Recorded data:
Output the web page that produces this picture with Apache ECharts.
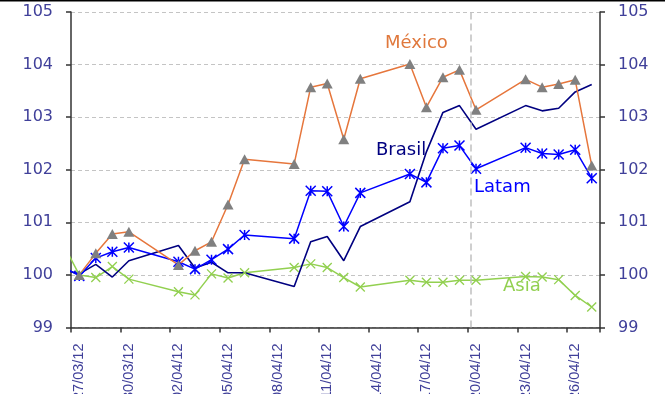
<!DOCTYPE html>
<html>
<head>
<meta charset="utf-8">
<script src="https://cdn.jsdelivr.net/npm/echarts@6/dist/echarts.min.js"></script>
<style>html,body{margin:0;padding:0;background:#fff}#c{width:670px;height:394px}</style>
</head>
<body>
<div id="c"></div>
<script>
// ---- data ----
var dates = ['2012-03-26','2012-03-27','2012-03-28','2012-03-29','2012-03-30',
  '2012-04-02','2012-04-03','2012-04-04','2012-04-05','2012-04-06',
  '2012-04-09','2012-04-10','2012-04-11','2012-04-12','2012-04-13',
  '2012-04-16','2012-04-17','2012-04-18','2012-04-19','2012-04-20',
  '2012-04-23','2012-04-24','2012-04-25','2012-04-26','2012-04-27'];
var mexico = [null,100.0,100.41,100.78,100.82,100.19,100.46,100.63,101.34,102.2,
  102.11,103.57,103.64,102.58,103.73,104.01,103.19,103.76,103.9,103.14,
  103.72,103.57,103.63,103.71,102.08];
var brasil = [100.1,100.02,100.2,99.96,100.27,100.56,100.13,100.24,100.04,100.04,
  99.78,100.63,100.73,100.27,100.92,101.39,102.34,103.09,103.22,102.77,
  103.22,103.12,103.17,103.48,103.62];
var latam = [100.16,99.98,100.32,100.44,100.52,100.25,100.11,100.29,100.49,100.76,
  100.69,101.6,101.59,100.92,101.56,101.92,101.76,102.41,102.46,102.02,
  102.42,102.31,102.29,102.38,101.84];
var asia = [100.6,100.0,99.95,100.16,99.92,99.68,99.62,100.02,99.94,100.04,
  100.14,100.21,100.14,99.95,99.77,99.9,99.86,99.86,99.9,99.9,
  99.97,99.96,99.91,99.61,99.39];
var tickLabels = ['27/03/12','30/03/12','02/04/12','05/04/12','08/04/12','11/04/12',
  '14/04/12','17/04/12','20/04/12','23/04/12','26/04/12'];
var axisStart = '2012-03-27';
var axisDays = 32;
var markerDay = 24.2;

// ---- helpers ----
function dayOffset(s){
  var a = s.split('-'), b = axisStart.split('-');
  return (Date.UTC(+a[0], a[1]-1, +a[2]) - Date.UTC(+b[0], b[1]-1, +b[2])) / 86400000;
}
function pairs(vals){
  var out = [];
  for (var i = 0; i < dates.length; i++) {
    if (vals[i] != null) out.push([dayOffset(dates[i]) + 0.5, vals[i]]);
  }
  return out;
}
var cats = [];
for (var i = 0; i < axisDays; i++) cats.push(i % 3 === 0 ? (tickLabels[i/3] || '') : '');

var labelColor = '#40409a';
var yLab = {fontFamily:'DejaVu Sans', fontSize:16, color:labelColor};

var chart = echarts.init(document.getElementById('c'), null, {renderer:'canvas'});
chart.setOption({
  animation:false,
  backgroundColor:'#ffffff',
  grid:{left:71, right:70, top:12, bottom:66.5, containLabel:false, outerBoundsMode:'none'},
  xAxis:[{
    type:'value', min:0, max:axisDays, interval:3,
    axisLine:{show:true, lineStyle:{color:'#333333', width:1.5}},
    axisTick:{show:true, inside:false, length:5, lineStyle:{color:'#333333', width:1.5}},
    axisLabel:{show:false}, splitLine:{show:false}
  },{
    type:'category', data:cats, boundaryGap:true, position:'bottom',
    axisLine:{show:false}, axisTick:{show:false}, splitLine:{show:false},
    axisLabel:{show:true, interval:0, rotate:90, margin:16,
      fontFamily:'Liberation Sans', fontSize:14.5, color:labelColor}
  }],
  yAxis:[{
    type:'value', min:99, max:105, interval:1, position:'left',
    axisLine:{show:true, lineStyle:{color:'#333333', width:1.5}},
    axisTick:{show:true, inside:false, length:5, lineStyle:{color:'#333333', width:1.5}},
    axisLabel:Object.assign({margin:18}, yLab),
    splitLine:{show:true, lineStyle:{color:'#c4c4c4', type:[4,3], width:1.2}}
  },{
    type:'value', min:99, max:105, interval:1, position:'right',
    axisLine:{show:true, lineStyle:{color:'#333333', width:1.5}},
    axisTick:{show:true, inside:false, length:5, lineStyle:{color:'#333333', width:1.5}},
    axisLabel:Object.assign({margin:18}, yLab),
    splitLine:{show:false}
  }],
  series:[{
    name:'Asia', type:'line', data:pairs(asia), xAxisIndex:0, yAxisIndex:0,
    lineStyle:{color:'#92d050', width:1.5}, clip:true,
    symbol:'path://M0,0L10,10M10,0L0,10', symbolSize:9,
    itemStyle:{color:'rgba(0,0,0,0)', borderColor:'#92d050', borderWidth:1.3},
    markLine:{silent:true, symbol:'none', label:{show:false},
      lineStyle:{color:'#c0c0c0', type:[7,4], width:1.5},
      data:[{xAxis:markerDay}]}
  },{
    name:'Brasil', type:'line', data:pairs(brasil), xAxisIndex:0, yAxisIndex:0,
    lineStyle:{color:'#000080', width:1.6}, showSymbol:false, symbol:'none', clip:true
  },{
    name:'Latam', type:'line', data:pairs(latam), xAxisIndex:0, yAxisIndex:0,
    lineStyle:{color:'#0000ff', width:1.5}, clip:true,
    symbol:'path://M0,0L10,10M10,0L0,10M5,0L5,10', symbolSize:10,
    itemStyle:{color:'rgba(0,0,0,0)', borderColor:'#0000ff', borderWidth:1.5}
  },{
    name:'México', type:'line', data:pairs(mexico), xAxisIndex:0, yAxisIndex:0,
    lineStyle:{color:'#e6763c', width:1.5}, clip:true,
    symbol:'triangle', symbolSize:[11,10],
    itemStyle:{color:'#808080', borderWidth:0}
  }],
  graphic:[
    {type:'line', shape:{x1:0, y1:0.75, x2:665, y2:0.75}, style:{stroke:'#000', lineWidth:1.5}, silent:true},
    {type:'text', left:385, top:34, style:{text:'México', fill:'#e0783c', font:'18px "DejaVu Sans"'}},
    {type:'text', left:376, top:141, style:{text:'Brasil', fill:'#000080', font:'18px "DejaVu Sans"'}},
    {type:'text', left:474, top:178, style:{text:'Latam', fill:'#0000ff', font:'18px "DejaVu Sans"'}},
    {type:'text', left:503, top:277, style:{text:'Asia', fill:'#92d050', font:'18px "DejaVu Sans"'}}
  ]
});
</script>
</body>
</html>
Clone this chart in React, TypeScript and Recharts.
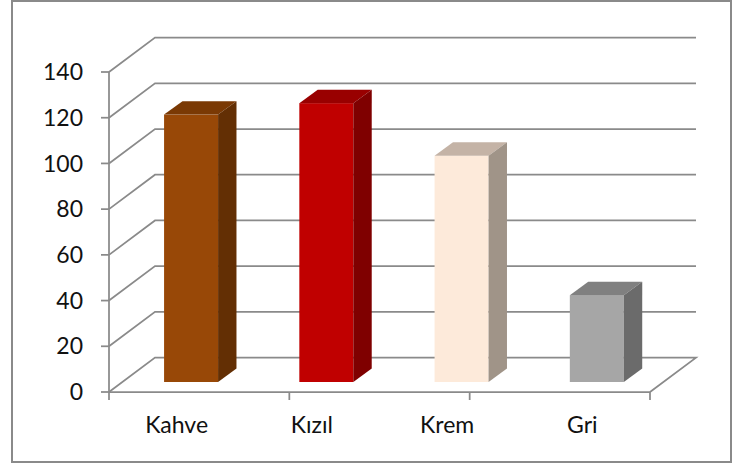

Task goal:
Leave out the pictures, and give all the records again exactly.

Solution:
Output the web page that produces this picture with Apache ECharts.
<!DOCTYPE html>
<html>
<head>
<meta charset="utf-8">
<script src="https://cdn.jsdelivr.net/npm/echarts@6/dist/echarts.min.js"></script>
<style>html,body{margin:0;padding:0;background:#fff}#c{width:670px;height:394px}</style>
</head>
<body>
<div id="c"></div>
<script>
// ---- data ----
var dates = ['2012-03-26','2012-03-27','2012-03-28','2012-03-29','2012-03-30',
  '2012-04-02','2012-04-03','2012-04-04','2012-04-05','2012-04-06',
  '2012-04-09','2012-04-10','2012-04-11','2012-04-12','2012-04-13',
  '2012-04-16','2012-04-17','2012-04-18','2012-04-19','2012-04-20',
  '2012-04-23','2012-04-24','2012-04-25','2012-04-26','2012-04-27'];
var mexico = [null,100.0,100.41,100.78,100.82,100.19,100.46,100.63,101.34,102.2,
  102.11,103.57,103.64,102.58,103.73,104.01,103.19,103.76,103.9,103.14,
  103.72,103.57,103.63,103.71,102.08];
var brasil = [100.1,100.02,100.2,99.96,100.27,100.56,100.13,100.24,100.04,100.04,
  99.78,100.63,100.73,100.27,100.92,101.39,102.34,103.09,103.22,102.77,
  103.22,103.12,103.17,103.48,103.62];
var latam = [100.16,99.98,100.32,100.44,100.52,100.25,100.11,100.29,100.49,100.76,
  100.69,101.6,101.59,100.92,101.56,101.92,101.76,102.41,102.46,102.02,
  102.42,102.31,102.29,102.38,101.84];
var asia = [100.6,100.0,99.95,100.16,99.92,99.68,99.62,100.02,99.94,100.04,
  100.14,100.21,100.14,99.95,99.77,99.9,99.86,99.86,99.9,99.9,
  99.97,99.96,99.91,99.61,99.39];
var tickLabels = ['27/03/12','30/03/12','02/04/12','05/04/12','08/04/12','11/04/12',
  '14/04/12','17/04/12','20/04/12','23/04/12','26/04/12'];
var axisStart = '2012-03-27';
var axisDays = 32;
var markerDay = 24.2;

// ---- helpers ----
function dayOffset(s){
  var a = s.split('-'), b = axisStart.split('-');
  return (Date.UTC(+a[0], a[1]-1, +a[2]) - Date.UTC(+b[0], b[1]-1, +b[2])) / 86400000;
}
function pairs(vals){
  var out = [];
  for (var i = 0; i < dates.length; i++) {
    if (vals[i] != null) out.push([dayOffset(dates[i]) + 0.5, vals[i]]);
  }
  return out;
}
var cats = [];
for (var i = 0; i < axisDays; i++) cats.push(i % 3 === 0 ? (tickLabels[i/3] || '') : '');

var labelColor = '#40409a';
var yLab = {fontFamily:'DejaVu Sans', fontSize:16, color:labelColor};

var chart = echarts.init(document.getElementById('c'), null, {renderer:'canvas'});
chart.setOption({
  animation:false,
  backgroundColor:'#ffffff',
  grid:{left:71, right:70, top:12, bottom:66.5, containLabel:false, outerBoundsMode:'none'},
  xAxis:[{
    type:'value', min:0, max:axisDays, interval:3,
    axisLine:{show:true, lineStyle:{color:'#333333', width:1.5}},
    axisTick:{show:true, inside:false, length:5, lineStyle:{color:'#333333', width:1.5}},
    axisLabel:{show:false}, splitLine:{show:false}
  },{
    type:'category', data:cats, boundaryGap:true, position:'bottom',
    axisLine:{show:false}, axisTick:{show:false}, splitLine:{show:false},
    axisLabel:{show:true, interval:0, rotate:90, margin:16,
      fontFamily:'Liberation Sans', fontSize:14.5, color:labelColor}
  }],
  yAxis:[{
    type:'value', min:99, max:105, interval:1, position:'left',
    axisLine:{show:true, lineStyle:{color:'#333333', width:1.5}},
    axisTick:{show:true, inside:false, length:5, lineStyle:{color:'#333333', width:1.5}},
    axisLabel:Object.assign({margin:18}, yLab),
    splitLine:{show:true, lineStyle:{color:'#c4c4c4', type:[4,3], width:1.2}}
  },{
    type:'value', min:99, max:105, interval:1, position:'right',
    axisLine:{show:true, lineStyle:{color:'#333333', width:1.5}},
    axisTick:{show:true, inside:false, length:5, lineStyle:{color:'#333333', width:1.5}},
    axisLabel:Object.assign({margin:18}, yLab),
    splitLine:{show:false}
  }],
  series:[{
    name:'Asia', type:'line', data:pairs(asia), xAxisIndex:0, yAxisIndex:0,
    lineStyle:{color:'#92d050', width:1.5}, clip:true,
    symbol:'path://M0,0L10,10M10,0L0,10', symbolSize:9,
    itemStyle:{color:'rgba(0,0,0,0)', borderColor:'#92d050', borderWidth:1.3},
    markLine:{silent:true, symbol:'none', label:{show:false},
      lineStyle:{color:'#c0c0c0', type:[7,4], width:1.5},
      data:[{xAxis:markerDay}]}
  },{
    name:'Brasil', type:'line', data:pairs(brasil), xAxisIndex:0, yAxisIndex:0,
    lineStyle:{color:'#000080', width:1.6}, showSymbol:false, symbol:'none', clip:true
  },{
    name:'Latam', type:'line', data:pairs(latam), xAxisIndex:0, yAxisIndex:0,
    lineStyle:{color:'#0000ff', width:1.5}, clip:true,
    symbol:'path://M0,0L10,10M10,0L0,10M5,0L5,10', symbolSize:10,
    itemStyle:{color:'rgba(0,0,0,0)', borderColor:'#0000ff', borderWidth:1.5}
  },{
    name:'México', type:'line', data:pairs(mexico), xAxisIndex:0, yAxisIndex:0,
    lineStyle:{color:'#e6763c', width:1.5}, clip:true,
    symbol:'triangle', symbolSize:[11,10],
    itemStyle:{color:'#808080', borderWidth:0}
  }],
  graphic:[
    {type:'line', shape:{x1:0, y1:0.75, x2:665, y2:0.75}, style:{stroke:'#000', lineWidth:1.5}, silent:true},
    {type:'text', left:385, top:34, style:{text:'México', fill:'#e0783c', font:'18px "DejaVu Sans"'}},
    {type:'text', left:376, top:141, style:{text:'Brasil', fill:'#000080', font:'18px "DejaVu Sans"'}},
    {type:'text', left:474, top:178, style:{text:'Latam', fill:'#0000ff', font:'18px "DejaVu Sans"'}},
    {type:'text', left:503, top:277, style:{text:'Asia', fill:'#92d050', font:'18px "DejaVu Sans"'}}
  ]
});
</script>
</body>
</html>
Clone this chart in React, TypeScript and Recharts.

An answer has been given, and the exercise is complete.